Die solchermaßen angepriesenen Boxen erbrachten bei der eBay-Auktion knapp 500 Euro. Der Käufer sah seine Erwartung eines ganz besonders erlesenen Klangbildes nach der Ankunft, dem eiligen Aufstellen und Anschließen der "Raumklangwunder" jedoch schwer enttäuscht. Die Ursache für den tatsächlich ziemlich miesen Sound war nach der Demontage einer stoffbespannten Frontwand schnell gefunden: Wohl in der Absicht, der "teuflischen Bass-Hand" zu noch mehr Schlagkraft zu verhelfen, hatte ein Vorbesitzer offenbar die Boxen mit größeren Basslautsprechern bestückt. Hierzu hatte er die Lautsprechereinbauöffnungen mit einer Säge, aber dafür nur wenig Sachverstand und noch weniger handwerklichem Geschick vergrößert.

Dies war derart schlecht gelungen, dass die Lautsprecher nicht mehr richtig im Gehäuse befestigt werden konnten, demzufolge mehr oder weniger freischwebend pulsierten und entsprechende Schnarrgeräusche erzeugten. Von einem "geschlossenen Gehäuse" konnte schon überhaupt keine Rede mehr sein. Zusätzlich war einer der Basslautsprecher selbst auch noch beschädigt.

Der Käufer fühlte sich hinters Licht geführt.

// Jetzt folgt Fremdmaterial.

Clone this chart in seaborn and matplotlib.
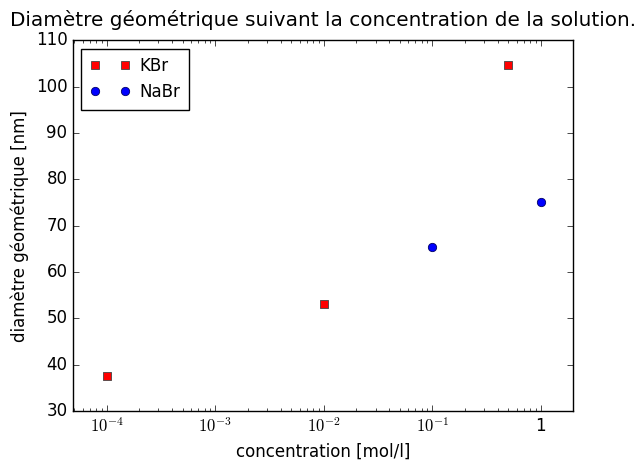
import math
import matplotlib
matplotlib.use('Agg')
import matplotlib.pyplot as plt
import matplotlib.ticker as mticker
from matplotlib.lines import Line2D
import seaborn as sns
import pandas as pd

# values
kbr_conc = [1e-4, 1e-2, 0.5]
kbr_diam = [37.5, 53.2, 104.6]
nabr_conc = [0.1, 1.0]
nabr_diam = [65.3, 75.2]


def log_fmt(x, pos):
    e = int(round(math.log10(x)))
    if e == 0:
        return '1'
    return r'$10^{%d}$' % e


def main():
    plt.style.use('classic')
    plt.rcParams['font.family'] = ['DejaVu Sans']
    plt.rcParams['mathtext.fontset'] = 'cm'

    kbr_df = pd.DataFrame({'conc': kbr_conc, 'diam': kbr_diam})
    nabr_df = pd.DataFrame({'conc': nabr_conc, 'diam': nabr_diam})

    fig = plt.figure(figsize=(6.35, 4.62), dpi=100, facecolor='white')
    ax = fig.add_axes([0.115, 0.11, 0.787, 0.803])

    sns.scatterplot(data=kbr_df, x='conc', y='diam', marker='s', color='red',
                    edgecolor='#444444', linewidth=0.6, s=36, ax=ax, zorder=3, legend=False)
    sns.scatterplot(data=nabr_df, x='conc', y='diam', marker='o', color='blue',
                    edgecolor='#000066', linewidth=0.6, s=36, ax=ax, zorder=3, legend=False)

    ax.set_xscale('log')
    ax.set_xlim(4.9e-5, 1.97)
    ax.set_ylim(30, 110)
    ax.set_yticks(range(30, 111, 10))

    ax.xaxis.set_major_locator(mticker.LogLocator(base=10))
    ax.xaxis.set_major_formatter(mticker.FuncFormatter(log_fmt))
    ax.xaxis.set_minor_formatter(mticker.NullFormatter())
    ax.tick_params(axis='both', which='both', direction='in', top=True, right=True)
    ax.tick_params(axis='both', labelsize=12)

    ax.set_xlabel('concentration [mol/l]', fontsize=12)
    ax.set_ylabel('diamètre géométrique [nm]', fontsize=12)
    ax.set_title('Diamètre géométrique suivant la concentration de la solution.',
                 fontsize=14.4, pad=10)
    ax.grid(False)

    handles = [
        Line2D([], [], linestyle='', marker='s', markersize=6, markerfacecolor='red',
               markeredgecolor='#444444', markeredgewidth=0.6, label='KBr'),
        Line2D([], [], linestyle='', marker='o', markersize=6, markerfacecolor='blue',
               markeredgecolor='#000066', markeredgewidth=0.6, label='NaBr'),
    ]
    ax.legend(handles=handles, loc='upper left', numpoints=2, fontsize=12, fancybox=False,
              frameon=True, edgecolor='black', borderpad=0.5, handlelength=2.4,
              handletextpad=0.6, labelspacing=0.5, borderaxespad=0.5)

    fig.savefig('out.png', dpi=100, facecolor='white')


if __name__ == '__main__':
    main()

Er wollte sein Geld zurück. Der Verkäufer berief sich auf seinen Gewährleistungsausschluss. Da man sich nicht einigen konnte, landete die Sache vor Gericht. Dort konnte er nicht beweisen, dass der Verkäufer von den dilettantisch vorgenommenen Umbauarbeiten gewusst habe. Anderenfalls hätte dies als arglistiges Verschweigen gegolten, und der Gewährleistungsausschluss wäre wirkungslos gewesen [3]. Dennoch hatte der Käufer letztlich Erfolg. Das Gericht stützte den geltend gemachten Anspruch, den Kaufvertrag rückabzuwickeln, allerdings auf eine Rechtsfigur, von der man im gegebenen Zusammenhang nur selten hört: Es geht um das "Verschulden bei Vertragsschluss".

Danach entsteht ein Schuldverhältnis zwischen Geschäftspartnern nicht erst mit Vertragsschluss, sondern bereits mit der Aufnahme von Vertragsverhandlungen, bei der Anbahnung eines Vertrags oder ähnlichen geschäftlichen Kontakten [4]. Ein derartiges vorvertragliches Schuldverhältnis, welches beide Teile bereits zur Rücksichtnahme auf die Rechte, Rechtsgüter und Interessen des jeweils anderen verpflichtet, entsteht beim Kauf über eBay schon damit, dass der Interessent sich mit einem dort aufgelisteten Kaufangebot befasst, allerspätestens aber mit der Abgabe eines Gebots.

Ein Geschäftspartner kann seine Rücksichtnahmepflichten im Vorfeld eines etwaigen Vertragsschlusses etwa dadurch verletzen, dass er ein Produkt völlig überzogen und irreführend anpreist. Wenn das der Fall ist, kann der andere den Ersatz des Schadens verlangen, der ihm daraus entstanden ist [5]. Für einen solchen Schadenersatzanspruch ist ein Verschulden des Schadenverursachers erforderlich [6]. Dieses muss ihm der Geschädigte allerdings nicht nachweisen, sondern es wird von Gesetzes wegen vermutet [7]. Das bedeutet: Um sich zu entlasten, müsste der Schadenverursacher nachweisen, dass ihn kein Verschulden trifft.

Das Amtsgericht Burgdorf schrieb dem Verkäufer ins Stammbuch, er habe seine Pflichten gegenüber dem Käufer verletzt, indem er in der Artikelbeschreibung angab, er verkaufe die Lautsprecherboxen aus erster Hand in technisch tadellosem Zustand, obwohl er tatsächlich gar nicht genau darüber Bescheid wusste. Die detailreiche Beschreibung, die er geliefert habe, musste in dem Käufer die Vorstellung erwecken, es handle sich um mit Originallautsprechern bestückte Boxen ohne jegliche bauliche Veränderung. Die fantasievolle, aber in puncto Tatsachen leider nicht sehr belastbare Hintergrundgeschichte habe bei dem Käufer die Vorstellung geweckt, er würde gewissermaßen so gut wie vom Erstbesitzer kaufen, der natürlich über alle wesentlichen Eigenschaften des Kaufgegenstands Bescheid weiß.